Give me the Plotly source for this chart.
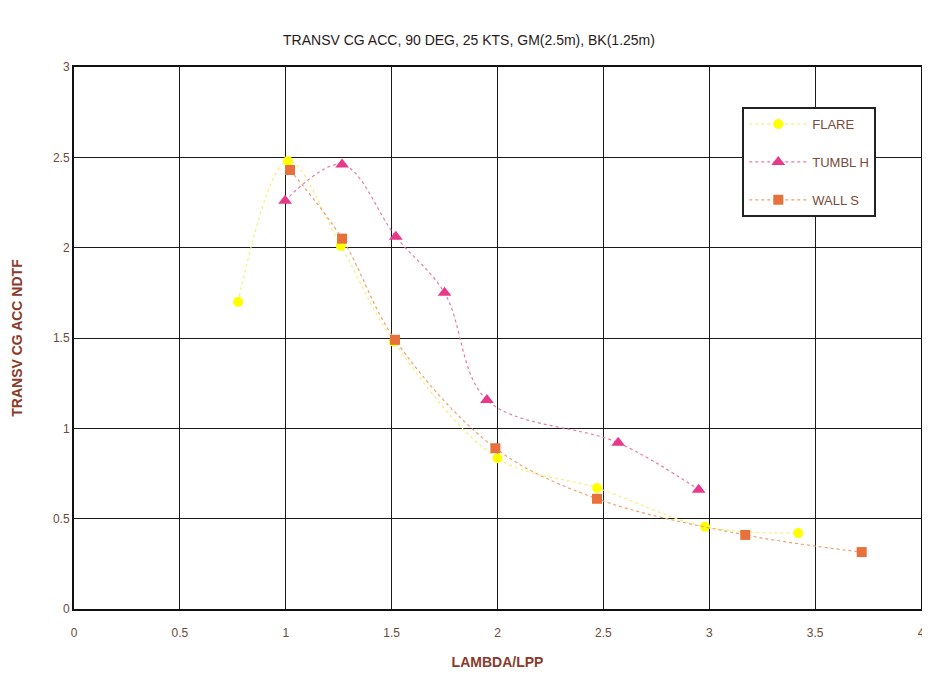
import plotly.graph_objects as go

flare_x = [0.775, 1.01, 1.26, 1.51, 2.0, 2.47, 2.98, 3.42]
flare_y = [1.70, 2.48, 2.01, 1.48, 0.835, 0.67, 0.455, 0.42]

tumbl_x = [0.997, 1.266, 1.52, 1.75, 1.95, 2.57, 2.95]
tumbl_y = [2.26, 2.46, 2.06, 1.75, 1.157, 0.92, 0.66]

wall_x = [1.02, 1.266, 1.516, 1.99, 2.47, 3.17, 3.72]
wall_y = [2.43, 2.05, 1.49, 0.89, 0.61, 0.41, 0.315]

x_ticks = [0, 0.5, 1, 1.5, 2, 2.5, 3, 3.5, 4]
x_tick_text = ["0", "0.5", "1", "1.5", "2", "2.5", "3", "3.5", "4"]
y_ticks = [0, 0.5, 1, 1.5, 2, 2.5, 3]
y_tick_text = ["0", "0.5", "1", "1.5", "2", "2.5", "3"]

fig = go.Figure()
fig.add_trace(go.Scatter(
    x=flare_x, y=flare_y, name="FLARE", mode="lines+markers", legendgroup="a",
    line=dict(color="#f5f07a", width=1.2, dash="dot", shape="spline"),
    marker=dict(symbol="circle", size=10, color="#ffff00"),
))
fig.add_trace(go.Scatter(
    x=tumbl_x, y=tumbl_y, name="TUMBL H", mode="lines+markers", legendgroup="b",
    line=dict(color="#e87aa8", width=1.2, dash="dot", shape="spline"),
    marker=dict(symbol="triangle-up", size=12, color="#e8388a"),
))
fig.add_trace(go.Scatter(
    x=wall_x, y=wall_y, name="WALL S", mode="lines+markers", legendgroup="c",
    line=dict(color="#eea070", width=1.2, dash="dot", shape="spline"),
    marker=dict(symbol="square", size=10, color="#e8703a"),
))

tick_font = dict(size=12, color="#6a4a3a")

fig.update_layout(
    width=922, height=662,
    margin=dict(l=66, r=9, t=59, b=61, autoexpand=False),
    paper_bgcolor="white", plot_bgcolor="white",
    font=dict(family="Liberation Sans, Arial", color="#5a3a30"),
    title=dict(text="TRANSV CG ACC, 90 DEG, 25 KTS, GM(2.5m), BK(1.25m)",
               x=0.5, xanchor="center", y=0.952, yanchor="middle",
               font=dict(size=14, color="#2a1a1a")),
    xaxis=dict(range=[0, 4], tickvals=x_ticks, ticktext=x_tick_text,
               showgrid=True, gridcolor="#1a1a1a", gridwidth=1,
               showline=True, linecolor="#111", linewidth=2, mirror=True,
               zeroline=False, ticks="outside", ticklen=12, tickcolor="rgba(0,0,0,0)",
               tickfont=tick_font, automargin=False,
               title=dict(text="<b>LAMBDA/LPP</b>", font=dict(size=14, color="#8a3a2a"),
                          standoff=22)),
    yaxis=dict(range=[0, 3], tickvals=y_ticks, ticktext=y_tick_text,
               showgrid=True, gridcolor="#1a1a1a", gridwidth=1,
               showline=True, linecolor="#111", linewidth=2, mirror=True,
               zeroline=False, ticks="", tickfont=tick_font, automargin=False,
               title=dict(text="<b>TRANSV CG ACC NDTF</b>", font=dict(size=14, color="#8a3a2a"),
                          standoff=27)),
    legend=dict(x=0.789, y=0.926, xanchor="left", yanchor="top",
                bgcolor="white", bordercolor="#222", borderwidth=2,
                font=dict(size=13, color="#7a4a3a"), tracegroupgap=18,
                itemwidth=58),
    showlegend=True,
)

fig.write_html("out.html")
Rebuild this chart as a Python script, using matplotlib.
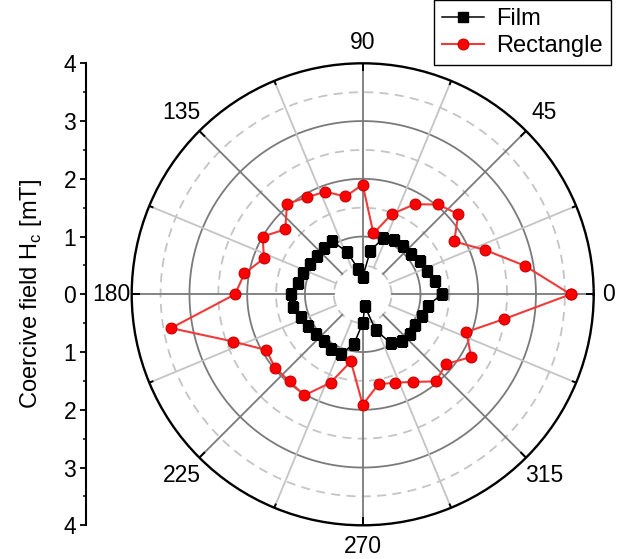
import numpy as np
import matplotlib.pyplot as plt
from matplotlib.ticker import MultipleLocator, FuncFormatter

plt.rcParams['font.family'] = ['Liberation Sans', 'DejaVu Sans']
plt.rcParams['mathtext.fontset'] = 'custom'
plt.rcParams['mathtext.rm'] = 'Liberation Sans'

# measurement angles (deg) and coercive field (mT)
angles = np.arange(0, 360, 10)
film = [1.37, 1.28, 1.19, 1.14, 1.09, 1.09, 1.08, 1.03, 0.77, 0.30,
        0.44, 0.78, 1.06, 1.04, 1.03, 1.05, 1.10, 1.14, 1.25, 1.23,
        1.14, 1.10, 1.06, 1.05, 1.09, 1.10, 0.87, 0.50, 0.21, 0.66,
        0.98, 1.06, 1.07, 1.05, 1.09, 1.14]
rect = [3.60, 2.85, 2.25, 1.83, 2.16, 2.03, 1.80, 1.48, 1.07, 1.90,
        1.72, 1.89, 1.94, 2.04, 1.75, 2.00, 1.82, 2.08, 2.21, 3.37,
        2.39, 1.93, 1.98, 1.97, 2.02, 1.63, 1.18, 1.91, 1.58, 1.63,
        1.75, 1.97, 1.88, 2.17, 1.91, 2.48]
theta_labels = [0, 45, 90, 135, 180, 225, 270, 315]

fig = plt.figure(figsize=(6.28, 5.59), dpi=100)
ax = fig.add_axes([131.7 / 628, 1 - 525.3 / 559, 462 / 628, 462 / 559],
                  projection='polar')
ax.set_ylim(0, 4)
ax.grid(False)
ax.set_xticks([])
ax.set_yticks([])
ax.spines['polar'].set_linewidth(1.7)

# grid circles
th = np.linspace(0, 2 * np.pi, 400)
for r in [1, 2, 3]:
    ax.plot(th, np.full_like(th, r), color='#7a7a7a', lw=1.3, zorder=1)
for r in [0.5, 1.5, 2.5, 3.5]:
    ax.plot(th, np.full_like(th, r), color='#c4c4c4', lw=1.3,
            dashes=(5, 3.5), zorder=1)

# radial lines and outer ticks
for a in np.arange(0, 360, 22.5):
    t = np.deg2rad(a)
    major = a % 45 == 0
    ax.plot([t, t], [0.5, 4], color='#7a7a7a' if major else '#c4c4c4',
            lw=1.3, zorder=1)
    ax.plot([t, t], [3.88 if major else 3.94, 4], color='k', lw=1.4, zorder=2)

# data
t_film = np.deg2rad(np.append(angles, angles[0]))
ax.plot(t_film, film + film[:1], '-s', color='k', lw=1.1, ms=7,
        label='Film', zorder=3)
ax.plot(t_film, rect + rect[:1], '-o', color='#f03a3a', lw=1.5, ms=7.8,
        mfc='#ff0000', mec='#c80000', mew=0.8, label='Rectangle', zorder=4)

# theta labels
for a in theta_labels:
    r = 4.26 if a == 0 else (4.36 if a % 90 == 0 else 4.44)
    ax.text(np.deg2rad(a), r, str(a), ha='center', va='center', fontsize=16.5)

# linear scale on the left
ax2 = fig.add_axes([86 / 628, 1 - 525.3 / 559, 0.0001, 462 / 559])
ax2.set_ylim(-4, 4)
for s in ['right', 'top', 'bottom']:
    ax2.spines[s].set_visible(False)
ax2.spines['left'].set_linewidth(1.5)
ax2.set_xticks([])
ax2.yaxis.set_major_locator(MultipleLocator(1))
ax2.yaxis.set_minor_locator(MultipleLocator(0.5))
ax2.yaxis.set_major_formatter(FuncFormatter(lambda v, p: '%d' % abs(round(v))))
ax2.tick_params(axis='y', which='major', length=4, width=1.3, labelsize=16.5, pad=3)
ax2.tick_params(axis='y', which='minor', length=2.5, width=1.1)
ax2.set_ylabel('Coercive field H$_\\mathregular{c}$ [mT]', fontsize=17, labelpad=14)

fig.legend(loc='upper right', bbox_to_anchor=(611 / 628, 1.0), fontsize=17,
           frameon=True, fancybox=False, edgecolor='k', framealpha=1,
           borderpad=0.35, handlelength=1.8, handletextpad=0.5,
           labelspacing=0.2, borderaxespad=0)

fig.savefig('out.png', dpi=100)
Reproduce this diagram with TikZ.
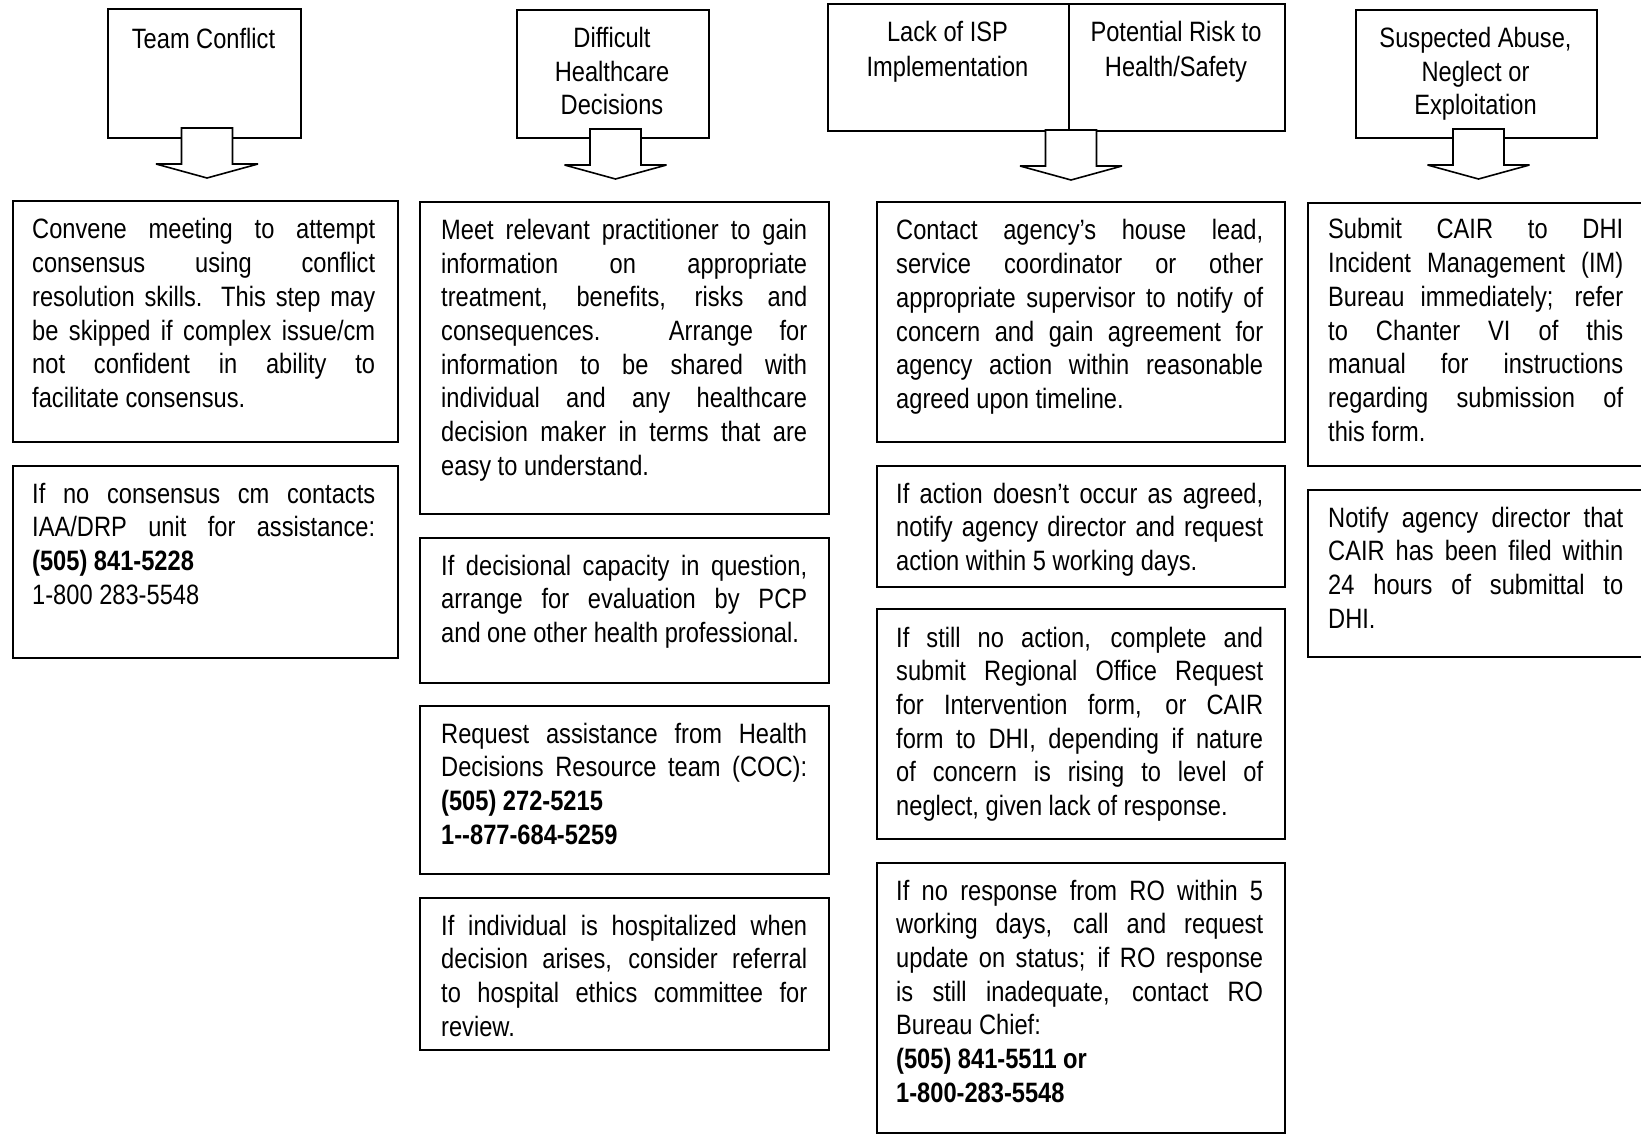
\documentclass[tikz,border=0pt]{standalone}
\usepackage{fontspec}
\setmainfont{Liberation Sans}[FakeStretch=0.845]
\usetikzlibrary{calc}
\tikzset{
  box/.style={draw, line width=1.8pt, rectangle, inner sep=0pt, anchor=north west},
  txt/.style={anchor=base west, inner sep=0pt},
  ttl/.style={anchor=base, inner sep=0pt},
  blockarrow/.style={draw, line width=1.6pt, fill=white, line join=miter, miter limit=1.5},
}
\newcommand{\bodyfont}{\fontsize{28}{33.7}\selectfont}
\newcommand{\boxtext}[2]{\parbox[t]{#1pt}{\bodyfont\tolerance=10000\hbadness=10000\relax #2}}
\newcommand{\ttltext}[2]{\parbox[t]{240pt}{\centering\fontsize{28}{#1}\selectfont #2}}
\newcommand{\blockarr}[1]{%
  \draw[blockarrow] ($(#1)+(-25.5,0)$) -- ($(#1)+(25.5,0)$) -- ($(#1)+(25.5,36)$)
    -- ($(#1)+(51,36)$) -- ($(#1)+(0,50)$) -- ($(#1)+(-51,36)$)
    -- ($(#1)+(-25.5,36)$) -- cycle;}
\begin{document}
\begin{tikzpicture}[x=1pt,y=-1pt]
\useasboundingbox (0,0) rectangle (1641,1134);
\fill[white] (0,0) rectangle (1641,1134);

% title boxes
\node[box, minimum width=193pt, minimum height=129pt] (t1) at (107,8) {};
\node[box, minimum width=192pt, minimum height=128pt] (t2) at (516,9) {};
\node[box, minimum width=241pt, minimum height=127pt] (t3a) at (827,3) {};
\node[box, minimum width=216pt, minimum height=127pt] (t3b) at (1068,3) {};
\node[box, minimum width=241pt, minimum height=128pt] (t4) at (1355,9) {};

\node[ttl] (t1x) at (203.5,49) {\ttltext{33.5}{Team Conflict}};
\node[ttl] (t2x) at (612,48) {\ttltext{33.5}{Difficult\\Healthcare\\Decisions}};
\node[ttl] (t3ax) at (947.5,42) {\ttltext{34.5}{Lack of ISP\\Implementation}};
\node[ttl] (t3bx) at (1176,42) {\ttltext{34.5}{Potential Risk to\\Health/Safety}};
\node[ttl] (t4x) at (1475.5,48) {\ttltext{33.5}{Suspected Abuse,\\Neglect or\\Exploitation}};

% body boxes
\node[box, minimum width=385pt, minimum height=241pt] (b11) at (12,200) {};
\node[box, minimum width=385pt, minimum height=192pt] (b12) at (12,465) {};
\node[box, minimum width=409pt, minimum height=312pt] (b21) at (419,201) {};
\node[box, minimum width=409pt, minimum height=145pt] (b22) at (419,537) {};
\node[box, minimum width=409pt, minimum height=168pt] (b23) at (419,705) {};
\node[box, minimum width=409pt, minimum height=152pt] (b24) at (419,897) {};
\node[box, minimum width=408pt, minimum height=240pt] (b31) at (876,201) {};
\node[box, minimum width=408pt, minimum height=121pt] (b32) at (876,465) {};
\node[box, minimum width=408pt, minimum height=230pt] (b33) at (876,608) {};
\node[box, minimum width=408pt, minimum height=270pt] (b34) at (876,862) {};
\node[box, minimum width=345pt, minimum height=263pt] (b41) at (1307,202) {};
\node[box, minimum width=345pt, minimum height=167pt] (b42) at (1307,489) {};

% body texts
\node[txt] (b11x) at ($(b11.north west)+(20,39)$) {\boxtext{343}{Convene meeting to attempt\linebreak consensus using conflict\linebreak resolution skills.  This step may\linebreak be skipped if complex issue/cm\linebreak not confident in ability to\linebreak facilitate consensus.}};
\node[txt] (b12x) at ($(b12.north west)+(20,38)$) {\boxtext{343}{If no consensus cm contacts\linebreak IAA/DRP unit for assistance:\linebreak \textbf{(505) 841-5228}\\ 1-800 283-5548}};

\node[txt] (b21x) at ($(b21.north west)+(22,38.5)$) {\boxtext{366}{Meet relevant practitioner to gain\linebreak information on appropriate\linebreak treatment, benefits, risks and\linebreak consequences.  Arrange for\linebreak information to be shared with\linebreak individual and any healthcare\linebreak decision maker in terms that are\linebreak easy to understand.}};
\node[txt] (b22x) at ($(b22.north west)+(22,38)$) {\boxtext{366}{If decisional capacity in question,\linebreak arrange for evaluation by PCP\linebreak and one other health professional.}};
\node[txt] (b23x) at ($(b23.north west)+(22,38)$) {\boxtext{366}{Request assistance from Health\linebreak Decisions Resource team (COC):\linebreak \textbf{(505) 272-5215}\\ \textbf{1-{}-877-684-5259}}};
\node[txt] (b24x) at ($(b24.north west)+(22,38)$) {\boxtext{366}{If individual is hospitalized when\linebreak decision arises, consider referral\linebreak to hospital ethics committee for\linebreak review.}};

\node[txt] (b31x) at ($(b31.north west)+(20,39)$) {\boxtext{367}{Contact agency’s house lead,\linebreak service coordinator or other\linebreak appropriate supervisor to notify of\linebreak concern and gain agreement for\linebreak agency action within reasonable\linebreak agreed upon timeline.}};
\node[txt] (b32x) at ($(b32.north west)+(20,38)$) {\boxtext{367}{If action doesn’t occur as agreed,\linebreak notify agency director and request\linebreak action within 5 working days.}};
\node[txt] (b33x) at ($(b33.north west)+(20,39)$) {\boxtext{367}{If still no action, complete and\linebreak submit Regional Office Request\linebreak for Intervention form, or CAIR\linebreak form to DHI, depending if nature\linebreak of concern is rising to level of\linebreak neglect, given lack of response.}};
\node[txt] (b34x) at ($(b34.north west)+(20,38)$) {\boxtext{367}{If no response from RO within 5\linebreak working days, call and request\linebreak update on status; if RO response\linebreak is still inadequate, contact RO\linebreak Bureau Chief:\\ \textbf{(505) 841-5511 or}\\ \textbf{1-800-283-5548}}};

\node[txt] (b41x) at ($(b41.north west)+(21,37)$) {\boxtext{295}{Submit CAIR to DHI\linebreak Incident Management (IM)\linebreak Bureau immediately; refer\linebreak to Chanter VI of this\linebreak manual for instructions\linebreak regarding submission of\linebreak this form.}};
\node[txt] (b42x) at ($(b42.north west)+(21,38)$) {\boxtext{295}{Notify agency director that\linebreak CAIR has been filed within\linebreak 24 hours of submittal to\linebreak DHI.}};

% block arrows
\coordinate (a1) at (207,128);
\coordinate (a2) at (615.5,129);
\coordinate (a3) at (1071,130);
\coordinate (a4) at (1478.5,129);
\blockarr{a1}
\blockarr{a2}
\blockarr{a3}
\blockarr{a4}
\end{tikzpicture}
\end{document}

§ **Given instruction**
Extract the lines exactly, please: the first line of the listing, the line with "flare_y = [1.70, 2.48, 2.01, 1.48, 0.835, 0.67, 0.455, 0.42]", and every line between them, but no pictures.

§ **Output**
Give me the Plotly source for this chart.
import plotly.graph_objects as go

flare_x = [0.775, 1.01, 1.26, 1.51, 2.0, 2.47, 2.98, 3.42]
flare_y = [1.70, 2.48, 2.01, 1.48, 0.835, 0.67, 0.455, 0.42]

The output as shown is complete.